=== DATA FOR PROCESSING ===
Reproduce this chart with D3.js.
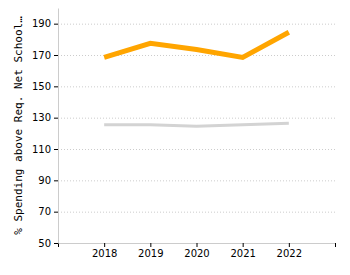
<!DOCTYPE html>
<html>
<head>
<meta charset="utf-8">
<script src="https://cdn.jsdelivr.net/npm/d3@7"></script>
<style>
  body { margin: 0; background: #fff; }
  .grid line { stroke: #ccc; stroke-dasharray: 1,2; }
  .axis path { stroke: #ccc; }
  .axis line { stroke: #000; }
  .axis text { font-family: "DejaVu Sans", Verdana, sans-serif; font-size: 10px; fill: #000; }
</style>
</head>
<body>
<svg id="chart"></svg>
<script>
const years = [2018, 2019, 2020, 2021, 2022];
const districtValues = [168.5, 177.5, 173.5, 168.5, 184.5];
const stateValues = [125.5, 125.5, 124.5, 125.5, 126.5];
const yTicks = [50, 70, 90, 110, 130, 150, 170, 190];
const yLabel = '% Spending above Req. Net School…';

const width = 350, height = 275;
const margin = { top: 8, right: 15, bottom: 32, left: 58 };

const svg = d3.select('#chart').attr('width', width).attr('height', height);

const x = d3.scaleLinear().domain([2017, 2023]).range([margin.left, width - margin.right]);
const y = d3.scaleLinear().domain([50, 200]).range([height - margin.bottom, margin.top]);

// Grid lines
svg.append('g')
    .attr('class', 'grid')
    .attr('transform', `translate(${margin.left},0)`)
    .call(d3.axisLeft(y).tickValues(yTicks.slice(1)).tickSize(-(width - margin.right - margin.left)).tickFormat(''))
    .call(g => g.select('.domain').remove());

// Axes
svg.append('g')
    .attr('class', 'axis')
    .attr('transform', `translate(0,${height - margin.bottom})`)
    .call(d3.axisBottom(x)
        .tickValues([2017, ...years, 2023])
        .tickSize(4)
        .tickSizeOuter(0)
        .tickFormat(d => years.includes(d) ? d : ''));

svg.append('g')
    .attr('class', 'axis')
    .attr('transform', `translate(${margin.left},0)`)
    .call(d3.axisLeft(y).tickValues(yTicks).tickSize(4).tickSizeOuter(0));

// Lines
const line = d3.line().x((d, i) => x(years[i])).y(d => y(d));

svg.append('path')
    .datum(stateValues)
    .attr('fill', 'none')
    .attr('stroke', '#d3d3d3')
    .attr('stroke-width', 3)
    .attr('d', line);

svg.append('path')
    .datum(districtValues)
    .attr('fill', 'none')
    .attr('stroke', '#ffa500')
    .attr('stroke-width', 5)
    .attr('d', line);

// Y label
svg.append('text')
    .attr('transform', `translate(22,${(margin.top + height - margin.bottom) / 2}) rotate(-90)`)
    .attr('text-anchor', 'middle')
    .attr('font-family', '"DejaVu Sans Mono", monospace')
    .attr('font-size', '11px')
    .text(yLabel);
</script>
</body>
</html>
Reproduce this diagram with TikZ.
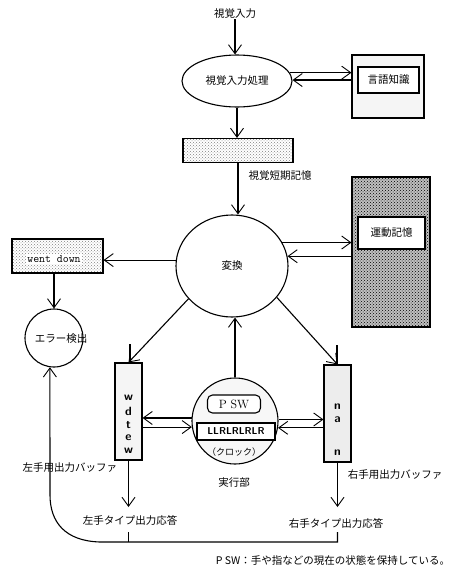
==
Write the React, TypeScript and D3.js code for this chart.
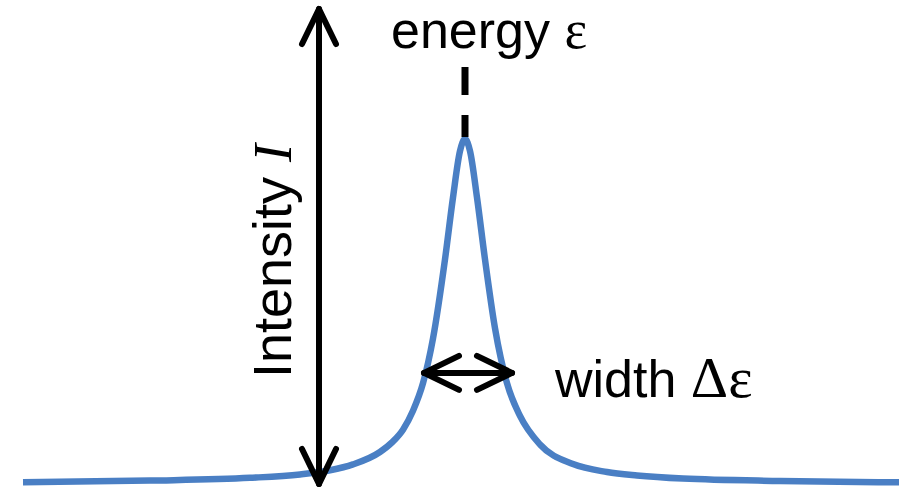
...
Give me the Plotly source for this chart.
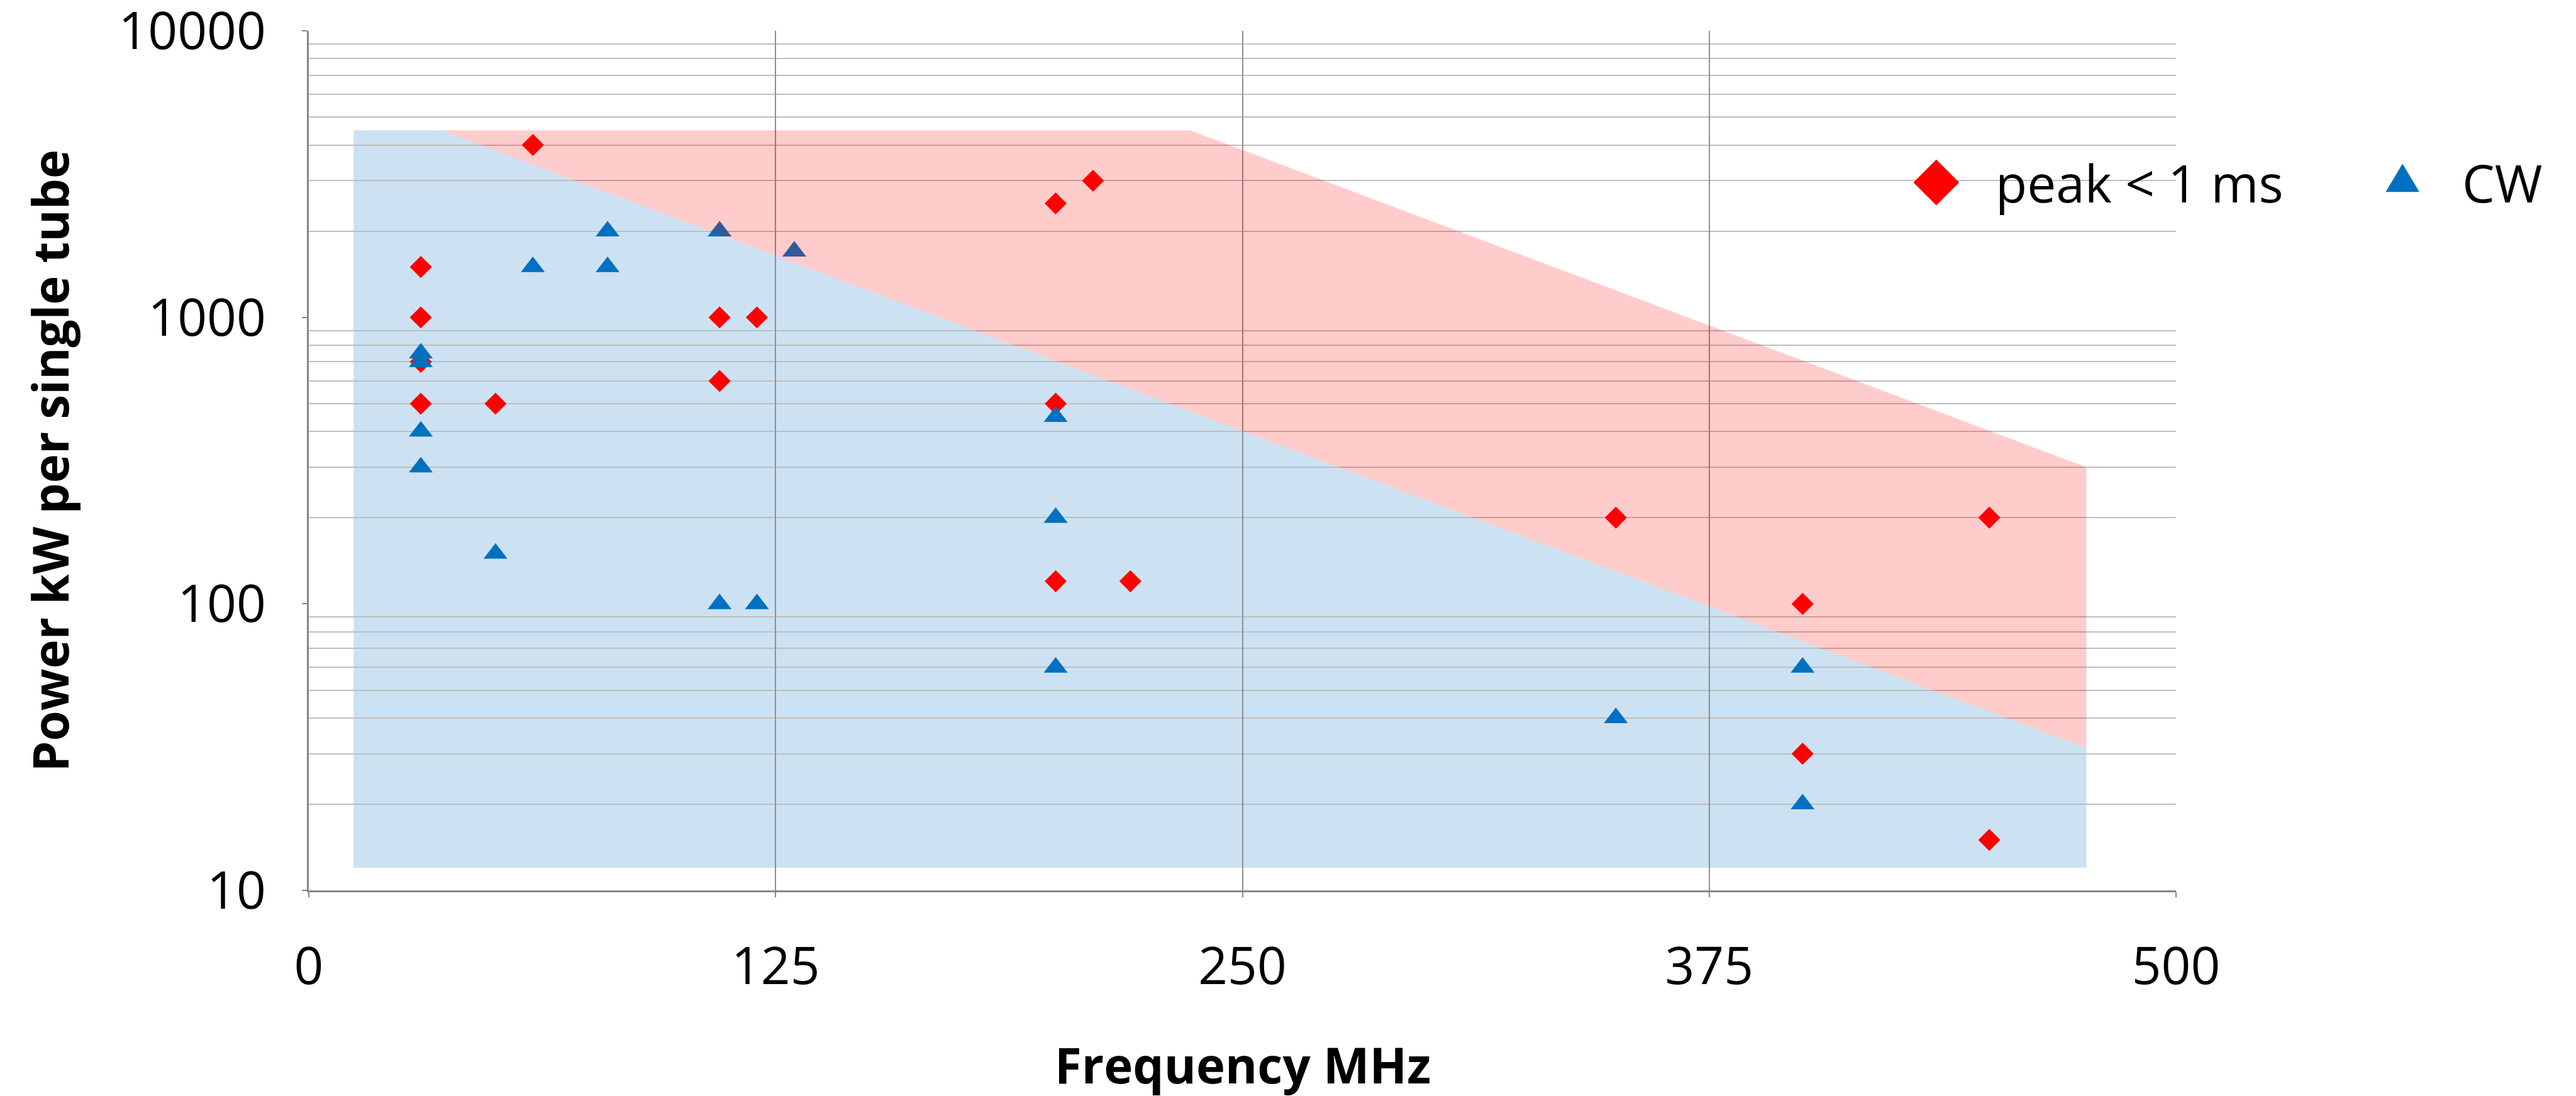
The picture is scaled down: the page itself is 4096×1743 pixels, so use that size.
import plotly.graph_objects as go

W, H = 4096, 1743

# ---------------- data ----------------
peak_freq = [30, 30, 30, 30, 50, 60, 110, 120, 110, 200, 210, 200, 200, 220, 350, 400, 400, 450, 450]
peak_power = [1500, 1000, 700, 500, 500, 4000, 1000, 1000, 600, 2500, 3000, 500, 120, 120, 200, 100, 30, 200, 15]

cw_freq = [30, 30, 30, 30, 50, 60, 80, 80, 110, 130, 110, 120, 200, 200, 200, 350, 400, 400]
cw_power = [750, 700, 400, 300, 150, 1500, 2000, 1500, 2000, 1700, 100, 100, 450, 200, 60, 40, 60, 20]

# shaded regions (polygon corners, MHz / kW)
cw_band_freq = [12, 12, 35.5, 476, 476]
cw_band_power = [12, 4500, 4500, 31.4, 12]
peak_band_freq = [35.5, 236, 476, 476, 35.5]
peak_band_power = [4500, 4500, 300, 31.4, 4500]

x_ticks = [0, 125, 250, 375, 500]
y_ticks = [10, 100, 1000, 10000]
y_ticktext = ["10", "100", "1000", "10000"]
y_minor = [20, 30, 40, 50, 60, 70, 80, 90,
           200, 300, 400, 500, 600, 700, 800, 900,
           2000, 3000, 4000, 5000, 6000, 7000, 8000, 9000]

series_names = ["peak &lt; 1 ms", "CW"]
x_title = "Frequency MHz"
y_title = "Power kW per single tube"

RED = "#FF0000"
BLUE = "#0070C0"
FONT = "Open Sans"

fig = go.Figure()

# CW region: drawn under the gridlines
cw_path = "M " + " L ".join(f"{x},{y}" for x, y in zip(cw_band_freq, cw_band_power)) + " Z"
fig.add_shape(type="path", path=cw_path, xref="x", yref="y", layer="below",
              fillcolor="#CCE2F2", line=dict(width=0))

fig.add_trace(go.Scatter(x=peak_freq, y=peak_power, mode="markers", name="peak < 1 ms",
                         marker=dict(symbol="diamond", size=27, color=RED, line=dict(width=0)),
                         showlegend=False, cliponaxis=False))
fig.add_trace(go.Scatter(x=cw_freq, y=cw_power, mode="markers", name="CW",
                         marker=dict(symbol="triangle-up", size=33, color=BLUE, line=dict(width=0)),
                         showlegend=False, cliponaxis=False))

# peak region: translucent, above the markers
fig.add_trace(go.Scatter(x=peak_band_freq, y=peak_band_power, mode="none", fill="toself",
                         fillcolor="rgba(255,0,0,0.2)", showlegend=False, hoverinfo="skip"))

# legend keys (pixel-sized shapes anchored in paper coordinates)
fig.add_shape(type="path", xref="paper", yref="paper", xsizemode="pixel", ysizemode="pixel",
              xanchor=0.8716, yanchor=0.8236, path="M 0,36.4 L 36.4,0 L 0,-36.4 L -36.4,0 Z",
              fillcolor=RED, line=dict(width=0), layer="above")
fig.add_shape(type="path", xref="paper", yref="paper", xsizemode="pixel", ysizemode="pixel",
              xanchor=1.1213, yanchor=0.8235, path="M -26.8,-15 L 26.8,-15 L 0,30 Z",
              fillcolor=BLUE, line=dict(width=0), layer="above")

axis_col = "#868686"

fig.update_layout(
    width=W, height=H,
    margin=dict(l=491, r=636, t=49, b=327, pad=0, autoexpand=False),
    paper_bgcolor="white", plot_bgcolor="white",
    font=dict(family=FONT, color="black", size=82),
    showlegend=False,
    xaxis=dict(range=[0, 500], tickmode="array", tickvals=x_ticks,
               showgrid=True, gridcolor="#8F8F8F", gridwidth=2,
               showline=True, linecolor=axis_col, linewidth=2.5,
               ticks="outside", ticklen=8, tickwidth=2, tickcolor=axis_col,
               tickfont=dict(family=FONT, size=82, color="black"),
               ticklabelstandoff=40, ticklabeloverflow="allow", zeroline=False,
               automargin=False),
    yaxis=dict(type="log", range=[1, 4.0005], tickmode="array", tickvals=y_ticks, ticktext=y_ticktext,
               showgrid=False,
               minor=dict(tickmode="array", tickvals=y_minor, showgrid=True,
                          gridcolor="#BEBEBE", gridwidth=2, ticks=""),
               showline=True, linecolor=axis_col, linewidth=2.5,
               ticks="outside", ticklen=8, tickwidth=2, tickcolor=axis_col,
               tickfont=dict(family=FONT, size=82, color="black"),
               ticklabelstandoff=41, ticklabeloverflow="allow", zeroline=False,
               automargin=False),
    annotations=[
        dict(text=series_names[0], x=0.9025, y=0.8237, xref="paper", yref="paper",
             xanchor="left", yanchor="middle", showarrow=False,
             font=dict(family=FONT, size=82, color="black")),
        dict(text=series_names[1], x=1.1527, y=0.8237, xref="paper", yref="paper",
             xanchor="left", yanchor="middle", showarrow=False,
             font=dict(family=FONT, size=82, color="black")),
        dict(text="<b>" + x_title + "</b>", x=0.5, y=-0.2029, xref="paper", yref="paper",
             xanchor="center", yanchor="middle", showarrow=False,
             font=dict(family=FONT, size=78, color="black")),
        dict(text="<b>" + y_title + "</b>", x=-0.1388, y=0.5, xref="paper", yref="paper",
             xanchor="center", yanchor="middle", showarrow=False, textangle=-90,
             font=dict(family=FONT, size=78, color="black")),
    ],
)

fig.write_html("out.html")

=== WHAT IS NEEDED ===
Leave the pictures out, then copy word for word only the lines from the one containing "Give me the Plotly source for this chart." through the one containing "30, 200, 15]", both included.

=== WORKED ANSWER ===
Give me the Plotly source for this chart.
The picture is scaled down: the page itself is 4096×1743 pixels, so use that size.
import plotly.graph_objects as go

W, H = 4096, 1743

# ---------------- data ----------------
peak_freq = [30, 30, 30, 30, 50, 60, 110, 120, 110, 200, 210, 200, 200, 220, 350, 400, 400, 450, 450]
peak_power = [1500, 1000, 700, 500, 500, 4000, 1000, 1000, 600, 2500, 3000, 500, 120, 120, 200, 100, 30, 200, 15]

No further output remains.